======== PROVIDED DATA ========
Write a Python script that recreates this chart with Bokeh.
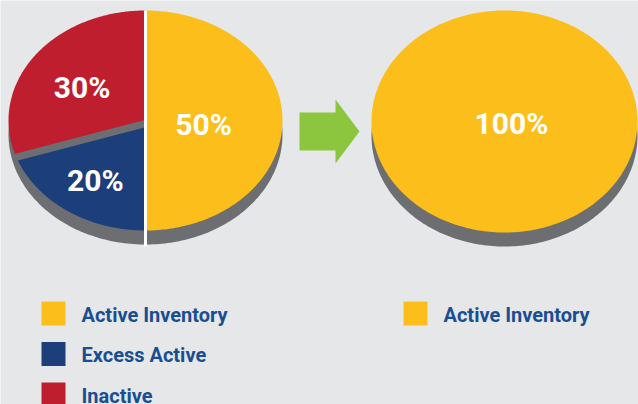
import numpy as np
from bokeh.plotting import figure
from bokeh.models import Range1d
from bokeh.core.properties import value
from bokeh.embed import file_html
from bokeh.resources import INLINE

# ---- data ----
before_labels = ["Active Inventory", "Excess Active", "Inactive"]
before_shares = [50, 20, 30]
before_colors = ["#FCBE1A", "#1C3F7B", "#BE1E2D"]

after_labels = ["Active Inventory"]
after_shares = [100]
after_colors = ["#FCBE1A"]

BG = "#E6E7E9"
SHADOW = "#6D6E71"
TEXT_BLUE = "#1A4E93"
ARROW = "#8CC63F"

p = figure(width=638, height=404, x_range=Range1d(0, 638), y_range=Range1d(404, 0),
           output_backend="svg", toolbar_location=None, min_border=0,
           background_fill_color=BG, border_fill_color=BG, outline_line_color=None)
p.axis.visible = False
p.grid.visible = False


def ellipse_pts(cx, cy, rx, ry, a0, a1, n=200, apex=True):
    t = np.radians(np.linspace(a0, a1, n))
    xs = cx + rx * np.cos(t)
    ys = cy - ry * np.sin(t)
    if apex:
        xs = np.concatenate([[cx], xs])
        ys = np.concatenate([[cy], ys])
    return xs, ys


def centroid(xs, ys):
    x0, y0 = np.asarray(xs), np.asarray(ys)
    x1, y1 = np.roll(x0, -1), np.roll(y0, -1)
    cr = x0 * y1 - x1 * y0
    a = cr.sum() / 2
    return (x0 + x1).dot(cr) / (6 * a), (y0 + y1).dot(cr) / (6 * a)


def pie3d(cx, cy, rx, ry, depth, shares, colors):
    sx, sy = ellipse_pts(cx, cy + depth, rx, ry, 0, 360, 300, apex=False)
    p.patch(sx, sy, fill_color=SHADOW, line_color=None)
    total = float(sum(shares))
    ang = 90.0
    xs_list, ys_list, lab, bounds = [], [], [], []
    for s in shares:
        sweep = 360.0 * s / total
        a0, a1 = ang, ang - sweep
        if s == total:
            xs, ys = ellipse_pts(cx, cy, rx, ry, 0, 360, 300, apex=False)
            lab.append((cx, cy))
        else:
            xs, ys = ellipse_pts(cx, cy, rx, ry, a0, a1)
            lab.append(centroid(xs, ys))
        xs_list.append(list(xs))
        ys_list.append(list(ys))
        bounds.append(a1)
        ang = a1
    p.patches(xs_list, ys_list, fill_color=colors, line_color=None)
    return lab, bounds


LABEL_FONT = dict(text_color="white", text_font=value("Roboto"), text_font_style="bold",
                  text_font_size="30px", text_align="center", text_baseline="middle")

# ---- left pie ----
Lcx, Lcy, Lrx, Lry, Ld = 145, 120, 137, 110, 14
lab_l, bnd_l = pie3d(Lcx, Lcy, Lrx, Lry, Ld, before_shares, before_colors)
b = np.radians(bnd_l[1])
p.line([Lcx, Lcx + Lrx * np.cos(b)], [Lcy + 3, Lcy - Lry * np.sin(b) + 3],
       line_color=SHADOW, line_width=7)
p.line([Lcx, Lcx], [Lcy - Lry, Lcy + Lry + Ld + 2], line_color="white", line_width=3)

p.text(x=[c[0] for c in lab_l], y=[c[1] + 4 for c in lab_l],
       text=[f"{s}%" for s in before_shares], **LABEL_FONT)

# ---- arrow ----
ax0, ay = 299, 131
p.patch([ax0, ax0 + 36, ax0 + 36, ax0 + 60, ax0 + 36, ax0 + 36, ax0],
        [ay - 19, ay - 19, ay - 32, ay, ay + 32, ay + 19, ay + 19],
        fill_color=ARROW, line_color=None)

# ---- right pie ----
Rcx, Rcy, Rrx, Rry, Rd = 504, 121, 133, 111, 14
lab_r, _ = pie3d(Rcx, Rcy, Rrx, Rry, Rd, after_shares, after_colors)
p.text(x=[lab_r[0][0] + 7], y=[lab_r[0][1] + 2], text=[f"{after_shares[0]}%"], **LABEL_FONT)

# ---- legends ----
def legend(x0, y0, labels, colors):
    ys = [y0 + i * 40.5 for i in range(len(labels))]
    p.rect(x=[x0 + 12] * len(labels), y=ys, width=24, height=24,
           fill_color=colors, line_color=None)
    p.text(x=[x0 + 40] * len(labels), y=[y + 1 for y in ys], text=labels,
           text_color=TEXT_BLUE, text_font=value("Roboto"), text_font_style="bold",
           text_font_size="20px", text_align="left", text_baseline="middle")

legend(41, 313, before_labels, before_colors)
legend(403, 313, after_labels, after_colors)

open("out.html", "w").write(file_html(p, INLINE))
========
§ **TASK TO COMPLETE**
Pictures stay out. Repeat only the lines from the beginning of the data through the line that has "from bokeh.resources import INLINE".

§ **RESULT OF THIS EXERCISE**
Write a Python script that recreates this chart with Bokeh.
import numpy as np
from bokeh.plotting import figure
from bokeh.models import Range1d
from bokeh.core.properties import value
from bokeh.embed import file_html
from bokeh.resources import INLINE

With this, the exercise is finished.